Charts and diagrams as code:
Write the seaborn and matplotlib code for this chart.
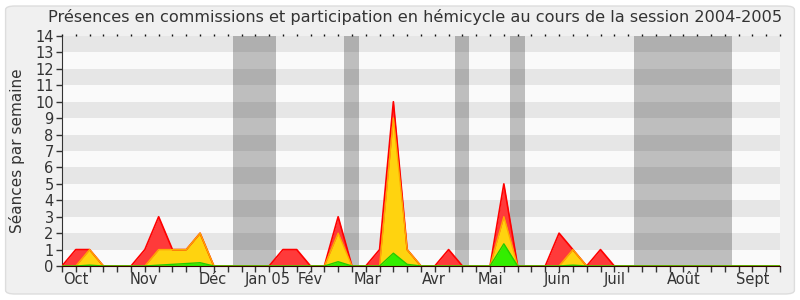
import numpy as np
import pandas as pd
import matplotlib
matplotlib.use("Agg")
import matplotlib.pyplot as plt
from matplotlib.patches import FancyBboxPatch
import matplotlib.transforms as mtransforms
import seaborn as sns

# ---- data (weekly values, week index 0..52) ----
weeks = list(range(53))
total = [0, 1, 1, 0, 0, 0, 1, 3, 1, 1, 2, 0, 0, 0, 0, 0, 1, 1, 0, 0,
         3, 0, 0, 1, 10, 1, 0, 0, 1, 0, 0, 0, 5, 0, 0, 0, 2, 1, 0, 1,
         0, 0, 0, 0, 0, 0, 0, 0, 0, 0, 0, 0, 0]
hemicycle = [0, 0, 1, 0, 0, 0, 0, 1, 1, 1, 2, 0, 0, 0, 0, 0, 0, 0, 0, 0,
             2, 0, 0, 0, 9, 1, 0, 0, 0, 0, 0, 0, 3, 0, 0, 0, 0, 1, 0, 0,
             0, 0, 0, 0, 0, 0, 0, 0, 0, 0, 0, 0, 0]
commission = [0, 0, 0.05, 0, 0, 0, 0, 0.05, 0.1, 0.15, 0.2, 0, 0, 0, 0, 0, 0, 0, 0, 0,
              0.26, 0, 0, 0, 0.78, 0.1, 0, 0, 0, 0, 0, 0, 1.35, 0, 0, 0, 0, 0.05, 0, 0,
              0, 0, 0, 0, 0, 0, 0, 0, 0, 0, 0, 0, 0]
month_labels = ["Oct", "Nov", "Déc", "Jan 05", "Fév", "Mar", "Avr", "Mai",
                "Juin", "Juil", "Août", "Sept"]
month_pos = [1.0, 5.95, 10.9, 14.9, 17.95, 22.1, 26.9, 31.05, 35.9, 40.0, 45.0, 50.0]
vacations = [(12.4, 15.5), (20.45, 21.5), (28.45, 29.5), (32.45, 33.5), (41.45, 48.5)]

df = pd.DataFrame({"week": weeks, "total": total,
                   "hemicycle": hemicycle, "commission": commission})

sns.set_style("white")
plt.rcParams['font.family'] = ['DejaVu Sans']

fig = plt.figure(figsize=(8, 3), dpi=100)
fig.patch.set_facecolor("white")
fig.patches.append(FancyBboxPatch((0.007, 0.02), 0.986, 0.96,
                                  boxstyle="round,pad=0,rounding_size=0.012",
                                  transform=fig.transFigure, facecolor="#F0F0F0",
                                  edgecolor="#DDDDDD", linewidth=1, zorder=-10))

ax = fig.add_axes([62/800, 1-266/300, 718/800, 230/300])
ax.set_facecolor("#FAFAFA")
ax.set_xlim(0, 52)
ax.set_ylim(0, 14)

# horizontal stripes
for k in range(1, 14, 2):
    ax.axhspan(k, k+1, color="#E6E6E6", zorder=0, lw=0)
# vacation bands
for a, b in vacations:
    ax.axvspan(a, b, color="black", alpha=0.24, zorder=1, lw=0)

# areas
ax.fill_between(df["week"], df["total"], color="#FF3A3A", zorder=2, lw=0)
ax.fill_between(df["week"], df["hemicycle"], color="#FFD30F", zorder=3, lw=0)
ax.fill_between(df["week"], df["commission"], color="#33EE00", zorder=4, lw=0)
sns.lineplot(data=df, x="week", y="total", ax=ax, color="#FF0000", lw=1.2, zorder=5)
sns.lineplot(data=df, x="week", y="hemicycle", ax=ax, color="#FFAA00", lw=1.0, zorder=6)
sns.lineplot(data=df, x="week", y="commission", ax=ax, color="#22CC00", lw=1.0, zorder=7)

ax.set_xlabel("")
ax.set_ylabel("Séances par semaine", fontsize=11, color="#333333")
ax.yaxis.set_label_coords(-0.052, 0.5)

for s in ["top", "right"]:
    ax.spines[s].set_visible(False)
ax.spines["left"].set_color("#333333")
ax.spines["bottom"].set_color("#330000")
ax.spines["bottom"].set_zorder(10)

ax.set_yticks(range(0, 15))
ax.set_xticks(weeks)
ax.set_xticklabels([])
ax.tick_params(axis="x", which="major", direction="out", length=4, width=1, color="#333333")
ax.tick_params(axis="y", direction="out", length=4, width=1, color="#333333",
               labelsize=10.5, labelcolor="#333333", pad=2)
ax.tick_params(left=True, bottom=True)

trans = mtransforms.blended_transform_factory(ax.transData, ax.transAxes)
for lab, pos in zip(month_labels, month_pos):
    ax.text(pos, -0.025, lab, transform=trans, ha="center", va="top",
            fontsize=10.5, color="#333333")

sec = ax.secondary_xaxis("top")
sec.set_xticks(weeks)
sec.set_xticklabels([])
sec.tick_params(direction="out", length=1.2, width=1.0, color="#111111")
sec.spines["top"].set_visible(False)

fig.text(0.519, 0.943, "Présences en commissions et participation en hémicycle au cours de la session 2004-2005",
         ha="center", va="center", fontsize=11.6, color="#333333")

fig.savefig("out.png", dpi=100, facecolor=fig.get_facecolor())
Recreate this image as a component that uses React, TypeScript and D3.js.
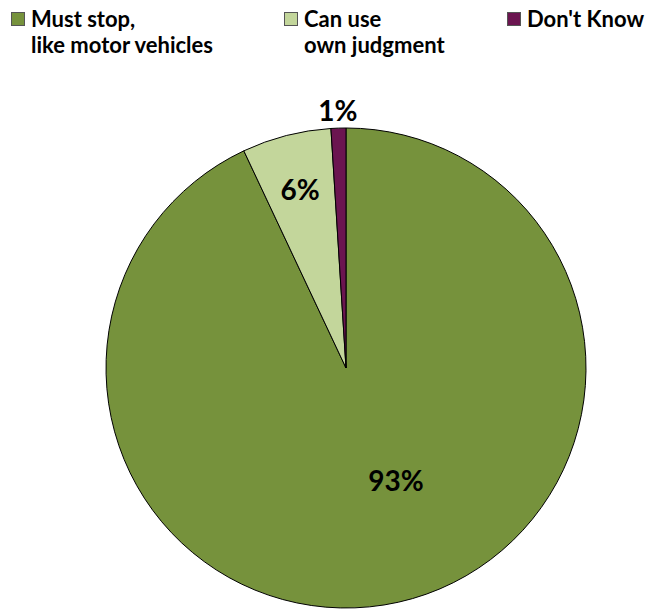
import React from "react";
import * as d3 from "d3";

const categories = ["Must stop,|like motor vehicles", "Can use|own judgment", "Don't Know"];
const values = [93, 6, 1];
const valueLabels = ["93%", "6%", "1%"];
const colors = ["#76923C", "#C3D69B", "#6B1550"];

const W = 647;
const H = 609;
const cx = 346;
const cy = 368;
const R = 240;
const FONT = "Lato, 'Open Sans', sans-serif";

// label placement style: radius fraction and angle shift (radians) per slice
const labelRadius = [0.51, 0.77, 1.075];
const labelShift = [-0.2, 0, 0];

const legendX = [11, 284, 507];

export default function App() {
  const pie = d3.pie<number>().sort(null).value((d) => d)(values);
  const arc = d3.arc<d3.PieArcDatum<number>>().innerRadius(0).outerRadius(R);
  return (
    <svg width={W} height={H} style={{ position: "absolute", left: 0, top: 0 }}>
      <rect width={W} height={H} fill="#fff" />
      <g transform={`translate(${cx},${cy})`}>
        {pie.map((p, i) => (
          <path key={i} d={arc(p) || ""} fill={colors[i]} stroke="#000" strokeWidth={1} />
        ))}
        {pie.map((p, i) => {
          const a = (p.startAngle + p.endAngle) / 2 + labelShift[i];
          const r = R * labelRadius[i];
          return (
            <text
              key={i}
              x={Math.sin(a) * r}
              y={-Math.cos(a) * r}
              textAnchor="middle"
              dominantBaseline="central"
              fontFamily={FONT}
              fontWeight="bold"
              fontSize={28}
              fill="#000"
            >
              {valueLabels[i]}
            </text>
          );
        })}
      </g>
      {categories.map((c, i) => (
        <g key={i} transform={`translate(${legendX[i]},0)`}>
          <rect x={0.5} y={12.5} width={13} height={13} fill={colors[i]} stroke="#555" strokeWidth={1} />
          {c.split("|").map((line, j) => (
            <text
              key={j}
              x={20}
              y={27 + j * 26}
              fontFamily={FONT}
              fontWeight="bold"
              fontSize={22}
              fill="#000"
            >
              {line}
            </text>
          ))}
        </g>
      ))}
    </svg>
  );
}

Task statement - In the records above, find the line containing "33.5), (41.45, 48.5)]" and output every line from the first through that one, exactly, omitting pictures.

Result -
Write the seaborn and matplotlib code for this chart.
import numpy as np
import pandas as pd
import matplotlib
matplotlib.use("Agg")
import matplotlib.pyplot as plt
from matplotlib.patches import FancyBboxPatch
import matplotlib.transforms as mtransforms
import seaborn as sns

# ---- data (weekly values, week index 0..52) ----
weeks = list(range(53))
total = [0, 1, 1, 0, 0, 0, 1, 3, 1, 1, 2, 0, 0, 0, 0, 0, 1, 1, 0, 0,
         3, 0, 0, 1, 10, 1, 0, 0, 1, 0, 0, 0, 5, 0, 0, 0, 2, 1, 0, 1,
         0, 0, 0, 0, 0, 0, 0, 0, 0, 0, 0, 0, 0]
hemicycle = [0, 0, 1, 0, 0, 0, 0, 1, 1, 1, 2, 0, 0, 0, 0, 0, 0, 0, 0, 0,
             2, 0, 0, 0, 9, 1, 0, 0, 0, 0, 0, 0, 3, 0, 0, 0, 0, 1, 0, 0,
             0, 0, 0, 0, 0, 0, 0, 0, 0, 0, 0, 0, 0]
commission = [0, 0, 0.05, 0, 0, 0, 0, 0.05, 0.1, 0.15, 0.2, 0, 0, 0, 0, 0, 0, 0, 0, 0,
              0.26, 0, 0, 0, 0.78, 0.1, 0, 0, 0, 0, 0, 0, 1.35, 0, 0, 0, 0, 0.05, 0, 0,
              0, 0, 0, 0, 0, 0, 0, 0, 0, 0, 0, 0, 0]
month_labels = ["Oct", "Nov", "Déc", "Jan 05", "Fév", "Mar", "Avr", "Mai",
                "Juin", "Juil", "Août", "Sept"]
month_pos = [1.0, 5.95, 10.9, 14.9, 17.95, 22.1, 26.9, 31.05, 35.9, 40.0, 45.0, 50.0]
vacations = [(12.4, 15.5), (20.45, 21.5), (28.45, 29.5), (32.45, 33.5), (41.45, 48.5)]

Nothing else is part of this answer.